What's the difference between risk mitigation and risk transfer?

Risk mitigation reduces the probability or impact of a risk through actions you take directly. Examples: dual-sourcing reduces single-supplier risk, safety stock reduces stockout risk, tariff engineering reduces trade policy risk. Risk transfer shifts the financial impact to another party. Examples: cargo insurance transfers loss/damage risk to the insurer, contractual indemnities transfer specific risks to suppliers, hedging transfers currency risk to financial markets, Incoterms allocation transfers specific transit risks to seller or buyer. Both are valid strategies, and most importers should use a combination. The general principle: mitigate strategic risks (you want to own the solution), transfer operational risks (let specialists handle them).
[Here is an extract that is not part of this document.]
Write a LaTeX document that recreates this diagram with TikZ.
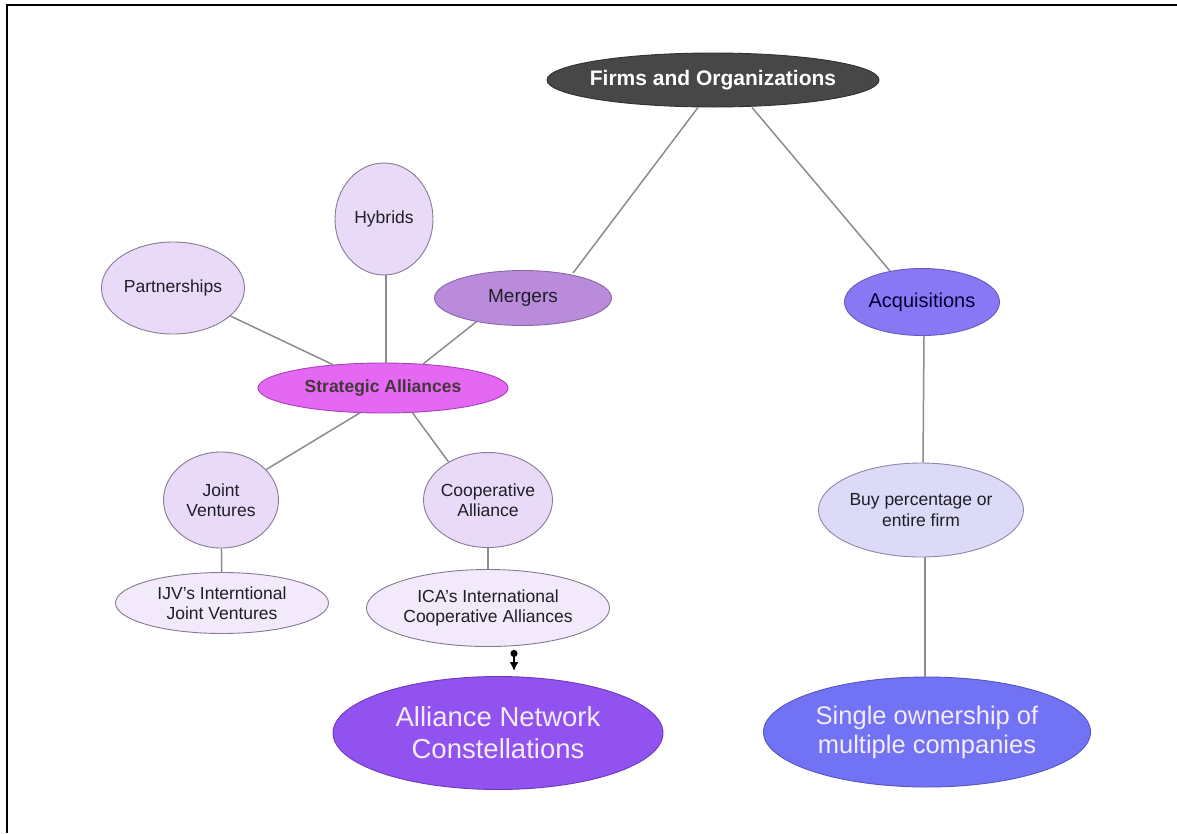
\documentclass[tikz,border=0pt]{standalone}
\usepackage{fontspec}
\setmainfont{Liberation Sans}
\usetikzlibrary{shapes.geometric,arrows.meta}
\definecolor{firmfill}{HTML}{474747}
\definecolor{firmdraw}{HTML}{303030}
\definecolor{lavfill}{HTML}{E9DBF7}
\definecolor{palefill}{HTML}{F2E9FA}
\definecolor{lavdraw}{HTML}{857A92}
\definecolor{mergfill}{HTML}{B98BDA}
\definecolor{mergdraw}{HTML}{8A66A8}
\definecolor{stratfill}{HTML}{E468F2}
\definecolor{stratdraw}{HTML}{A443B4}
\definecolor{acqfill}{HTML}{8878F4}
\definecolor{acqdraw}{HTML}{6658C0}
\definecolor{ancfill}{HTML}{9152EF}
\definecolor{ancdraw}{HTML}{6E38C0}
\definecolor{singlefill}{HTML}{7272F4}
\definecolor{singledraw}{HTML}{5555C0}
\definecolor{buyfill}{HTML}{DCDAF7}
\definecolor{buydraw}{HTML}{8A88A8}
\definecolor{edgegray}{HTML}{8C8C8C}
\definecolor{labeltext}{HTML}{1E1E28}
\definecolor{lighttext}{HTML}{F3ECFB}
\begin{document}
\begin{tikzpicture}[x=1pt,y=-1pt,
  bub/.style={ellipse, inner xsep=-40pt, inner ysep=-20pt, align=center,
    line width=0.9pt, text=labeltext, font=\fontsize{17.5}{20.5}\selectfont},
  lav/.style={bub, fill=lavfill, draw=lavdraw},
  pale/.style={bub, fill=palefill, draw=lavdraw},
  link/.style={draw=edgegray, line width=1.5pt}]
\useasboundingbox (0,0) rectangle (1177,833);
\draw[line width=2.5pt] (7,833) -- (7,5) -- (1177,5);

\node[bub, fill=firmfill, draw=firmdraw, minimum width=332pt, minimum height=54pt,
  text=white, font=\bfseries\fontsize{21}{24}\selectfont] (firms) at (713,80) {Firms and Organizations};
\node[lav, minimum width=98pt, minimum height=112pt] (hybrids) at (384,219) {Hybrids};
\node[lav, minimum width=143pt, minimum height=92pt] (partner) at (173,288) {Partnerships};
\node[bub, fill=mergfill, draw=mergdraw, minimum width=177pt, minimum height=55pt,
  font=\fontsize{19}{22}\selectfont] (mergers) at (523,298) {Mergers};
\node[bub, fill=stratfill, draw=stratdraw, minimum width=250pt, minimum height=50pt,
  text=black!85!magenta, font=\bfseries\fontsize{17.5}{20.5}\selectfont] (strat) at (383,388) {Strategic Alliances};
\node[lav, minimum width=115pt, minimum height=96pt] (jv) at (221,500) {Joint\\Ventures};
\node[lav, minimum width=129pt, minimum height=95pt] (coop) at (488,500) {Cooperative\\Alliance};
\node[pale, minimum width=213pt, minimum height=61pt] (ijv) at (222,603) {IJV’s Interntional\\Joint Ventures};
\node[pale, minimum width=243pt, minimum height=77pt] (ica) at (488,608) {ICA’s International\\Cooperative Alliances};
\node[bub, fill=ancfill, draw=ancdraw, minimum width=330pt, minimum height=113pt,
  text=lighttext, font=\fontsize{27.5}{32}\selectfont] (anc) at (498,733) {Alliance Network\\Constellations};
\node[bub, fill=acqfill, draw=acqdraw, minimum width=155pt, minimum height=67pt,
  text=black!80!blue, font=\fontsize{20}{23}\selectfont] (acq) at (922,302) {Acquisitions};
\node[bub, fill=buyfill, draw=buydraw, minimum width=205pt, minimum height=94pt] (buy) at (921,510) {Buy percentage or\\entire firm};
\node[bub, fill=singlefill, draw=singledraw, minimum width=327pt, minimum height=110pt,
  text=lighttext, font=\fontsize{25.5}{29}\selectfont] (single) at (927,732) {Single ownership of\\multiple companies};

\path[link] ([xshift=-15pt]firms.south) -- ([xshift=50pt,yshift=-3pt]mergers.north);
\path[link] ([xshift=39pt]firms.south) -- ([xshift=-32pt,yshift=-3pt]acq.north);
\path[link] (mergers.207) -- (strat.31);
\path[link] (partner.334) -- (strat.155);
\path[link] ([xshift=2pt]hybrids.south) -- ([xshift=3pt]strat.north);
\path[link] (strat.227) -- (jv.34);
\path[link] (strat.320) -- (coop.136);
\path[link] (jv) -- (ijv);
\path[link] (coop) -- (ica);
\path[link] ([xshift=2pt]acq.south) -- ([xshift=2pt]buy.north);
\path[link] ([xshift=4pt]buy.south) -- ([xshift=-2pt]single.north);
\draw[line width=2pt, {Circle[length=7pt]}-{Latex[length=9pt,width=9pt]}]
  ([xshift=26pt,yshift=-3pt]ica.south) -- ([xshift=16pt,yshift=5pt]anc.north);
\end{tikzpicture}
\end{document}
You can't fully transfer away supply chain risk — if your goods don't arrive, insurance pays money but your customers still don't have product. So mitigation (backup suppliers, safety stock) is primary; transfer (insurance, contracts) is secondary.

How much safety stock should importers carry?

The standard formula: Safety Stock = Z × σLT × √LT, where Z = service level factor (1.65 for 95%, 2.33 for 99%), σLT = standard deviation of demand during lead time, LT = lead time in periods. But for importers, simpler rules of thumb work: Minimum: Lead time in weeks × average weekly demand (covers one full replenishment cycle). Moderate risk: 1.5x lead time coverage. High risk (single source, volatile market): 2-3x lead time coverage. Practical examples: 4-week ocean lead time, selling 1,000 units/week: Minimum safety stock: 4,000 units. Moderate: 6,000 units. High risk: 8,000-12,000 units. The cost of safety stock (storage + capital tied up) must be weighed against the cost of stockout (lost sales + customer churn + expedited air freight to recover). For most importers, 6-8 weeks of coverage is the sweet spot between cost and resilience.

Should I diversify suppliers even if my current supplier is cheaper?

Almost always yes — but the question is how much to diversify. The framework: Calculate your 'single source cost' if that supplier fails: (1) Revenue lost during recovery period (weeks/months with no supply). (2) Cost of emergency air freight to bridge with alternative. (3) Customer acquisition cost to replace lost customers. (4) Premium pricing from alternative suppliers who know you're desperate. Compare that to the 'diversification premium' — the extra you'd pay for a second/third source (typically 5-15% more per unit). Example: Single source saves $2/unit on 100,000 annual units = $200,000 savings. But if that source fails for 3 months: $500,000 lost revenue + $100,000 air freight + $50,000 customer loss = $650,000 exposure. The insurance cost ($200,000/year savings foregone) is cheap relative to the exposure ($650,000+). Rule: If single-source failure would cost more than 3x the diversification premium, diversify. Most importers should have at least 2 qualified suppliers for any product representing >20% of revenue.